#### Input material
☆ ☆ ☆

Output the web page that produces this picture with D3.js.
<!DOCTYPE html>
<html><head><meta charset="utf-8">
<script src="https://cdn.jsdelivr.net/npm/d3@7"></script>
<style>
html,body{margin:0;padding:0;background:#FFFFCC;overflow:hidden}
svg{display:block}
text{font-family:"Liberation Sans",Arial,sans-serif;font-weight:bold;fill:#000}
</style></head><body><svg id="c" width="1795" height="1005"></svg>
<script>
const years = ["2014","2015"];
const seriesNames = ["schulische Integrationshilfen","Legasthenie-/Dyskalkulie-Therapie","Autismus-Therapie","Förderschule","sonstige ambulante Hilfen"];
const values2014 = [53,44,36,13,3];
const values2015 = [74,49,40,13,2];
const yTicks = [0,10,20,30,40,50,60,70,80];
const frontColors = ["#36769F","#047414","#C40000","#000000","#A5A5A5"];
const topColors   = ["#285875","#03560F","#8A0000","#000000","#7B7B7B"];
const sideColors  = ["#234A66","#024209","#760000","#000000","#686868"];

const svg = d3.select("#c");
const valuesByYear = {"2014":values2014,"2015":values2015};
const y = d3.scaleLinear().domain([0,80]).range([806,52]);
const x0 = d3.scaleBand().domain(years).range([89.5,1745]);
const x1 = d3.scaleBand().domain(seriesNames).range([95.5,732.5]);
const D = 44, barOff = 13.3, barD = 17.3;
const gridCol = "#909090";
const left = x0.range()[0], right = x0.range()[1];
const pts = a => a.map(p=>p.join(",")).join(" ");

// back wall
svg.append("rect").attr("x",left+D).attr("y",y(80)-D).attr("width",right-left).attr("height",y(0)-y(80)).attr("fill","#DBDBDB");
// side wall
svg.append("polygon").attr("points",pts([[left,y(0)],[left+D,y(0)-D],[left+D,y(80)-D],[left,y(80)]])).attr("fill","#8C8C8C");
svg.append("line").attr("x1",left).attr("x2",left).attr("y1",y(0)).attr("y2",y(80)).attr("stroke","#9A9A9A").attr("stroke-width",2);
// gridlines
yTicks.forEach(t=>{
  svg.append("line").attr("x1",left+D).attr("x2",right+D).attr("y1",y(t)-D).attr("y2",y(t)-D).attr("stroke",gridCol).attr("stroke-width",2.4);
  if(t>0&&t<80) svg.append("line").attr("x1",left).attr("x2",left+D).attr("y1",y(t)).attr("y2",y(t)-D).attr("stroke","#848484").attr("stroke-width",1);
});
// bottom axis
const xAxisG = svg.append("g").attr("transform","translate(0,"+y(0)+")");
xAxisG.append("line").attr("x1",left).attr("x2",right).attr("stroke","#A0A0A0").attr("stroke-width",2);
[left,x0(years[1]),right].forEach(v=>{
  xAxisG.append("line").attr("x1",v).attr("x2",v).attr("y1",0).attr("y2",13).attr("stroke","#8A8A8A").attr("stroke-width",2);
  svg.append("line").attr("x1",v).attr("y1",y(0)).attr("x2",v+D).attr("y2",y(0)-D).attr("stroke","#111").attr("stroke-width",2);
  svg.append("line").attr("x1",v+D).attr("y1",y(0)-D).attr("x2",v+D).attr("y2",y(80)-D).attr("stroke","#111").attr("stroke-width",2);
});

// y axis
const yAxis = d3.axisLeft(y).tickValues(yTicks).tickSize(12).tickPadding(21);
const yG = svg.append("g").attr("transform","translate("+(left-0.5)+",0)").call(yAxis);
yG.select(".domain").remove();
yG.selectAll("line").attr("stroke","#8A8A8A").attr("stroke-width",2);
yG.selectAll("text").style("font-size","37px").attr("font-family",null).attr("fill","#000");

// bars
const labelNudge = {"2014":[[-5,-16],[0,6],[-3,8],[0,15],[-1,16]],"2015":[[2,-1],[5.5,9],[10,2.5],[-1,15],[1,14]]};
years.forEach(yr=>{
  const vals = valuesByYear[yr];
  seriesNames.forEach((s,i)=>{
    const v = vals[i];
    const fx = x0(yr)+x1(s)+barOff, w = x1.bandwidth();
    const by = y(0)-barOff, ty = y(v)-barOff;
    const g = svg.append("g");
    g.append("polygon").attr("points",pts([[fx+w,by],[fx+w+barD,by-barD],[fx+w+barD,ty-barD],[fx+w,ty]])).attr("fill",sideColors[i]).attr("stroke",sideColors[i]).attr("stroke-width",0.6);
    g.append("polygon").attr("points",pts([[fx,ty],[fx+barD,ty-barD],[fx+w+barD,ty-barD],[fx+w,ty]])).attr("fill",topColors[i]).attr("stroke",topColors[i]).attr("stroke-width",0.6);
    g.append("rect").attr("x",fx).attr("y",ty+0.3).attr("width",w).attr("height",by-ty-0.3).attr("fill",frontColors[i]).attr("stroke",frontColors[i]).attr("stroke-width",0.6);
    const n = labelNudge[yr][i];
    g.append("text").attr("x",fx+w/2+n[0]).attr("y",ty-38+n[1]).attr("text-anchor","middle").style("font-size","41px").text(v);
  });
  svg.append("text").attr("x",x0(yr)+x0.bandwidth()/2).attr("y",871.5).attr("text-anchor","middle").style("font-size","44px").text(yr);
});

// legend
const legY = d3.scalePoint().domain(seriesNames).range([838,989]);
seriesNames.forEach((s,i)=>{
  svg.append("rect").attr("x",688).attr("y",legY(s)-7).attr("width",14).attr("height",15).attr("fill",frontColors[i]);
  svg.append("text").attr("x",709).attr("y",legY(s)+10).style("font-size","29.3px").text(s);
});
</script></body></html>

☆ ☆ ☆

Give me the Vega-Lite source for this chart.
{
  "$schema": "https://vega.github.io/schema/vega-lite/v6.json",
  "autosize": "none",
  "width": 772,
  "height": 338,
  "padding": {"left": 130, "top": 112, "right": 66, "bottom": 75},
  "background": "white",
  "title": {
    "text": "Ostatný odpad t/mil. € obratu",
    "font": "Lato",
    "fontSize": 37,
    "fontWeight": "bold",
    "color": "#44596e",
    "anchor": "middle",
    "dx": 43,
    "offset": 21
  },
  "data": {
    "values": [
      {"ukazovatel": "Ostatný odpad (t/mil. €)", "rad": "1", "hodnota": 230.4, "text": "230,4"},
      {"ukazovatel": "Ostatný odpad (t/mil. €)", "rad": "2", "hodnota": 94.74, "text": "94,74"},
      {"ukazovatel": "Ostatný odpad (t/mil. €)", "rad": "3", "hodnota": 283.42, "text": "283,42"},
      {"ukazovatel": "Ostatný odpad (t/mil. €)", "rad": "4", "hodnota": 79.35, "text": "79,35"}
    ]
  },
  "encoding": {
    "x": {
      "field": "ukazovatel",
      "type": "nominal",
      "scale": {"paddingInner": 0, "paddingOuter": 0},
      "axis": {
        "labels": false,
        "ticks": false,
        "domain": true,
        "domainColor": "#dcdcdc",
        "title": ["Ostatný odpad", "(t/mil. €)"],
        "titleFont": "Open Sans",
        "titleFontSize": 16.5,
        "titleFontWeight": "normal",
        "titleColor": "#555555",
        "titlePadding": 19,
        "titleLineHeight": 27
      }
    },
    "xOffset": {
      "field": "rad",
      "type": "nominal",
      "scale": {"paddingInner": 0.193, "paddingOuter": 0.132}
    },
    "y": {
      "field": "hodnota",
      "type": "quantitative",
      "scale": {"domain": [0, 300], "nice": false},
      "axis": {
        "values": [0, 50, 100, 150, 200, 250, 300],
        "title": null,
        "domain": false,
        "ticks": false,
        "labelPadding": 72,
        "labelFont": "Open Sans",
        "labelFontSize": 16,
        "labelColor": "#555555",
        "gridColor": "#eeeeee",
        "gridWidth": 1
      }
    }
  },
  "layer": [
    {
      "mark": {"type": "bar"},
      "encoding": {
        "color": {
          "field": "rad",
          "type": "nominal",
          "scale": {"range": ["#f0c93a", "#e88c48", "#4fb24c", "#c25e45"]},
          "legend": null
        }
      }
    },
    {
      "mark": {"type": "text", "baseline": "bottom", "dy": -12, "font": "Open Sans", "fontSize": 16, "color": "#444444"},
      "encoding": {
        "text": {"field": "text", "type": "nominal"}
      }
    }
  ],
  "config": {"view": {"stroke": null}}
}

☆ ☆ ☆

#### Exercise requirements
Give back exactly the stretch that opens on the line with "Output the web" and closes on the line with "const pts = a".

#### Right answer
Output the web page that produces this picture with D3.js.
<!DOCTYPE html>
<html><head><meta charset="utf-8">
<script src="https://cdn.jsdelivr.net/npm/d3@7"></script>
<style>
html,body{margin:0;padding:0;background:#FFFFCC;overflow:hidden}
svg{display:block}
text{font-family:"Liberation Sans",Arial,sans-serif;font-weight:bold;fill:#000}
</style></head><body><svg id="c" width="1795" height="1005"></svg>
<script>
const years = ["2014","2015"];
const seriesNames = ["schulische Integrationshilfen","Legasthenie-/Dyskalkulie-Therapie","Autismus-Therapie","Förderschule","sonstige ambulante Hilfen"];
const values2014 = [53,44,36,13,3];
const values2015 = [74,49,40,13,2];
const yTicks = [0,10,20,30,40,50,60,70,80];
const frontColors = ["#36769F","#047414","#C40000","#000000","#A5A5A5"];
const topColors   = ["#285875","#03560F","#8A0000","#000000","#7B7B7B"];
const sideColors  = ["#234A66","#024209","#760000","#000000","#686868"];

const svg = d3.select("#c");
const valuesByYear = {"2014":values2014,"2015":values2015};
const y = d3.scaleLinear().domain([0,80]).range([806,52]);
const x0 = d3.scaleBand().domain(years).range([89.5,1745]);
const x1 = d3.scaleBand().domain(seriesNames).range([95.5,732.5]);
const D = 44, barOff = 13.3, barD = 17.3;
const gridCol = "#909090";
const left = x0.range()[0], right = x0.range()[1];
const pts = a => a.map(p=>p.join(",")).join(" ");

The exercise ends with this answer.